Provided data:
────────────────────────────────────────
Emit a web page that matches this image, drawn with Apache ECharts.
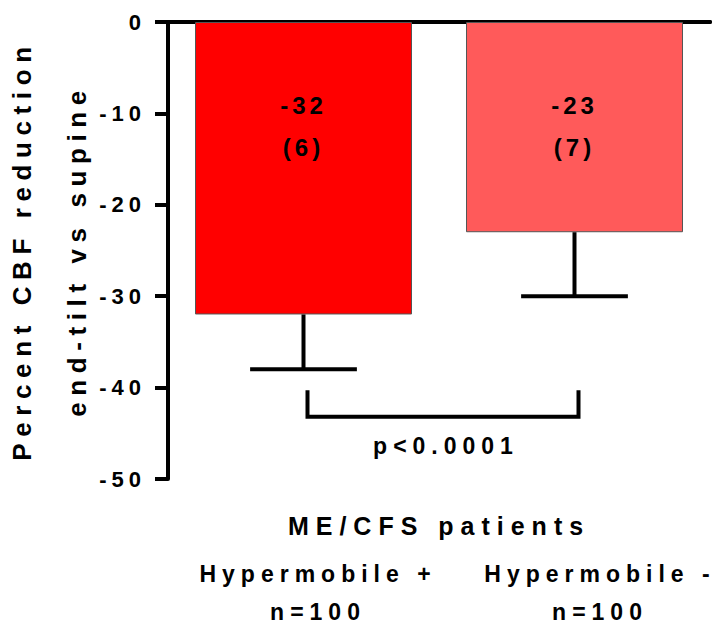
<!DOCTYPE html>
<html>
<head>
<meta charset="utf-8">
<script src="https://cdn.jsdelivr.net/npm/echarts@6/dist/echarts.min.js"></script>
<style>
  html, body { margin: 0; padding: 0; background: #fff; }
  #chart { width: 717px; height: 626px; }
  /* GraphPad-style wide lettering, tuned per text size */
  #chart text { letter-spacing: 6px; }
  #chart text[style*="22px"] { letter-spacing: 5px; }
  #chart text[style*="24px"] { letter-spacing: 4px; }
  #chart text[style*="25px"] { letter-spacing: 7px; }
  #chart text[style*="26px"] { letter-spacing: 6.6px; }
</style>
</head>
<body>
<div id="chart"></div>
<script>
const groups = ['Hypermobile +', 'Hypermobile -'];
const nValues = [100, 100];
const means = [-32, -23];
const sds = [6, 7];
const bracketTop = -40.3;
const bracketBottom = -43.2;
const pText = 'p<0.0001';

const font = 'Liberation Sans';
const barColors = ['#FF0000', '#FF5A5A'];

var chart = echarts.init(document.getElementById('chart'), null, { renderer: 'svg' });

function renderErrorBar(params, api) {
  const x = api.value(0);
  const m = api.value(1);
  const sd = api.value(2);
  const p0 = api.coord([x, m]);
  const p1 = api.coord([x, m - sd]);
  const half = api.size([1, 0])[0] * 0.197;
  const st = { stroke: '#000', lineWidth: 4 };
  return {
    type: 'group',
    children: [
      { type: 'line', shape: { x1: p0[0], y1: p0[1], x2: p1[0], y2: p1[1] }, style: st },
      { type: 'line', shape: { x1: p1[0] - half, y1: p1[1], x2: p1[0] + half, y2: p1[1] }, style: st }
    ]
  };
}

function renderBracket(params, api) {
  const a = api.coord([api.value(0), api.value(1)]);
  const b = api.coord([api.value(0), api.value(3)]);
  const c = api.coord([api.value(2), api.value(3)]);
  const d = api.coord([api.value(2), api.value(1)]);
  // bracket sits a little right of the bar centres
  [a, b, c, d].forEach(p => { p[0] += 4; });
  return {
    type: 'group',
    children: [
      {
        type: 'polyline',
        shape: { points: [a, b, c, d] },
        style: { stroke: '#000', lineWidth: 4, fill: null }
      },
      {
        type: 'text',
        style: {
          text: pText,
          x: (b[0] + c[0]) / 2 + 3,
          y: b[1] + 29,
          align: 'center',
          verticalAlign: 'middle',
          fontFamily: font,
          fontWeight: 'bold',
          fontSize: 23,
          fill: '#000'
        }
      }
    ]
  };
}

const catText = { fontFamily: font, fontWeight: 'bold', fontSize: 23, lineHeight: 38, color: '#000' };

const option = {
  animation: false,
  grid: {
    left: 168,
    right: 7,
    top: 22,
    bottom: 147,
    outerBoundsMode: 'none'
  },
  xAxis: [
    {
      type: 'category',
      data: groups,
      position: 'bottom',
      name: 'ME/CFS patients',
      nameLocation: 'middle',
      nameGap: 34,
      nameMoveOverlap: false,
      nameTextStyle: { fontFamily: font, fontWeight: 'bold', fontSize: 25, color: '#000' },
      axisLine: { lineStyle: { color: '#000', width: 4 } },
      axisTick: { alignWithLabel: true, length: 12, lineStyle: { color: '#000', width: 4 } },
      axisLabel: {
        margin: 76,
        interval: 0,
        fontFamily: font,
        fontWeight: 'bold',
        fontSize: 23,
        lineHeight: 38,
        color: '#000',
        formatter: (v, i) => '{g' + i + '|' + v + '}\n{g' + i + '|n=' + nValues[i] + '}',
        rich: {
          g0: Object.assign({ padding: [0, 0, 0, 29] }, catText),
          g1: Object.assign({ padding: [0, 0, 0, 51] }, catText)
        }
      }
    },
    {
      type: 'category',
      data: groups,
      position: 'top',
      axisLine: { lineStyle: { color: '#000', width: 4 } },
      axisTick: { show: false },
      axisLabel: { show: false }
    }
  ],
  yAxis: {
    type: 'value',
    min: -50,
    max: 0,
    interval: 10,
    name: 'Percent CBF reduction\nend-tilt vs supine',
    nameLocation: 'middle',
    nameGap: 64,
    nameMoveOverlap: false,
    nameTextStyle: { fontFamily: font, fontWeight: 'bold', fontSize: 26, lineHeight: 55, color: '#000' },
    axisLine: { show: true, lineStyle: { color: '#000', width: 4 } },
    axisTick: { show: true, length: 13, lineStyle: { color: '#000', width: 4 } },
    splitLine: { show: false },
    axisLabel: {
      margin: 22,
      fontFamily: font,
      fontWeight: 'bold',
      fontSize: 22,
      color: '#000'
    }
  },
  series: [
    {
      type: 'bar',
      data: means.map((v, i) => ({ value: v, itemStyle: { color: barColors[i] } })),
      barWidth: 217,
      itemStyle: { borderColor: '#555', borderWidth: 1 },
      label: {
        show: true,
        position: 'insideTop',
        distance: 62,
        fontFamily: font,
        fontWeight: 'bold',
        fontSize: 24,
        lineHeight: 42,
        color: '#000',
        formatter: p => p.value + '\n(' + sds[p.dataIndex] + ')'
      }
    },
    {
      type: 'custom',
      renderItem: renderErrorBar,
      data: means.map((m, i) => [i, m, sds[i]]),
      z: 3
    },
    {
      type: 'custom',
      renderItem: renderBracket,
      encode: { x: [0, 2], y: [1, 3] },
      data: [[0, bracketTop, 1, bracketBottom]],
      z: 3
    }
  ]
};

chart.setOption(option);
</script>
</body>
</html>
────────────────────────────────────────
Work required:
Leave the pictures out and output the rest of the listing exactly.

Solution below:
Emit a web page that matches this image, drawn with Apache ECharts.
<!DOCTYPE html>
<html>
<head>
<meta charset="utf-8">
<script src="https://cdn.jsdelivr.net/npm/echarts@6/dist/echarts.min.js"></script>
<style>
  html, body { margin: 0; padding: 0; background: #fff; }
  #chart { width: 717px; height: 626px; }
  /* GraphPad-style wide lettering, tuned per text size */
  #chart text { letter-spacing: 6px; }
  #chart text[style*="22px"] { letter-spacing: 5px; }
  #chart text[style*="24px"] { letter-spacing: 4px; }
  #chart text[style*="25px"] { letter-spacing: 7px; }
  #chart text[style*="26px"] { letter-spacing: 6.6px; }
</style>
</head>
<body>
<div id="chart"></div>
<script>
const groups = ['Hypermobile +', 'Hypermobile -'];
const nValues = [100, 100];
const means = [-32, -23];
const sds = [6, 7];
const bracketTop = -40.3;
const bracketBottom = -43.2;
const pText = 'p<0.0001';

const font = 'Liberation Sans';
const barColors = ['#FF0000', '#FF5A5A'];

var chart = echarts.init(document.getElementById('chart'), null, { renderer: 'svg' });

function renderErrorBar(params, api) {
  const x = api.value(0);
  const m = api.value(1);
  const sd = api.value(2);
  const p0 = api.coord([x, m]);
  const p1 = api.coord([x, m - sd]);
  const half = api.size([1, 0])[0] * 0.197;
  const st = { stroke: '#000', lineWidth: 4 };
  return {
    type: 'group',
    children: [
      { type: 'line', shape: { x1: p0[0], y1: p0[1], x2: p1[0], y2: p1[1] }, style: st },
      { type: 'line', shape: { x1: p1[0] - half, y1: p1[1], x2: p1[0] + half, y2: p1[1] }, style: st }
    ]
  };
}

function renderBracket(params, api) {
  const a = api.coord([api.value(0), api.value(1)]);
  const b = api.coord([api.value(0), api.value(3)]);
  const c = api.coord([api.value(2), api.value(3)]);
  const d = api.coord([api.value(2), api.value(1)]);
  // bracket sits a little right of the bar centres
  [a, b, c, d].forEach(p => { p[0] += 4; });
  return {
    type: 'group',
    children: [
      {
        type: 'polyline',
        shape: { points: [a, b, c, d] },
        style: { stroke: '#000', lineWidth: 4, fill: null }
      },
      {
        type: 'text',
        style: {
          text: pText,
          x: (b[0] + c[0]) / 2 + 3,
          y: b[1] + 29,
          align: 'center',
          verticalAlign: 'middle',
          fontFamily: font,
          fontWeight: 'bold',
          fontSize: 23,
          fill: '#000'
        }
      }
    ]
  };
}

const catText = { fontFamily: font, fontWeight: 'bold', fontSize: 23, lineHeight: 38, color: '#000' };

const option = {
  animation: false,
  grid: {
    left: 168,
    right: 7,
    top: 22,
    bottom: 147,
    outerBoundsMode: 'none'
  },
  xAxis: [
    {
      type: 'category',
      data: groups,
      position: 'bottom',
      name: 'ME/CFS patients',
      nameLocation: 'middle',
      nameGap: 34,
      nameMoveOverlap: false,
      nameTextStyle: { fontFamily: font, fontWeight: 'bold', fontSize: 25, color: '#000' },
      axisLine: { lineStyle: { color: '#000', width: 4 } },
      axisTick: { alignWithLabel: true, length: 12, lineStyle: { color: '#000', width: 4 } },
      axisLabel: {
        margin: 76,
        interval: 0,
        fontFamily: font,
        fontWeight: 'bold',
        fontSize: 23,
        lineHeight: 38,
        color: '#000',
        formatter: (v, i) => '{g' + i + '|' + v + '}\n{g' + i + '|n=' + nValues[i] + '}',
        rich: {
          g0: Object.assign({ padding: [0, 0, 0, 29] }, catText),
          g1: Object.assign({ padding: [0, 0, 0, 51] }, catText)
        }
      }
    },
    {
      type: 'category',
      data: groups,
      position: 'top',
      axisLine: { lineStyle: { color: '#000', width: 4 } },
      axisTick: { show: false },
      axisLabel: { show: false }
    }
  ],
  yAxis: {
    type: 'value',
    min: -50,
    max: 0,
    interval: 10,
    name: 'Percent CBF reduction\nend-tilt vs supine',
    nameLocation: 'middle',
    nameGap: 64,
    nameMoveOverlap: false,
    nameTextStyle: { fontFamily: font, fontWeight: 'bold', fontSize: 26, lineHeight: 55, color: '#000' },
    axisLine: { show: true, lineStyle: { color: '#000', width: 4 } },
    axisTick: { show: true, length: 13, lineStyle: { color: '#000', width: 4 } },
    splitLine: { show: false },
    axisLabel: {
      margin: 22,
      fontFamily: font,
      fontWeight: 'bold',
      fontSize: 22,
      color: '#000'
    }
  },
  series: [
    {
      type: 'bar',
      data: means.map((v, i) => ({ value: v, itemStyle: { color: barColors[i] } })),
      barWidth: 217,
      itemStyle: { borderColor: '#555', borderWidth: 1 },
      label: {
        show: true,
        position: 'insideTop',
        distance: 62,
        fontFamily: font,
        fontWeight: 'bold',
        fontSize: 24,
        lineHeight: 42,
        color: '#000',
        formatter: p => p.value + '\n(' + sds[p.dataIndex] + ')'
      }
    },
    {
      type: 'custom',
      renderItem: renderErrorBar,
      data: means.map((m, i) => [i, m, sds[i]]),
      z: 3
    },
    {
      type: 'custom',
      renderItem: renderBracket,
      encode: { x: [0, 2], y: [1, 3] },
      data: [[0, bracketTop, 1, bracketBottom]],
      z: 3
    }
  ]
};

chart.setOption(option);
</script>
</body>
</html>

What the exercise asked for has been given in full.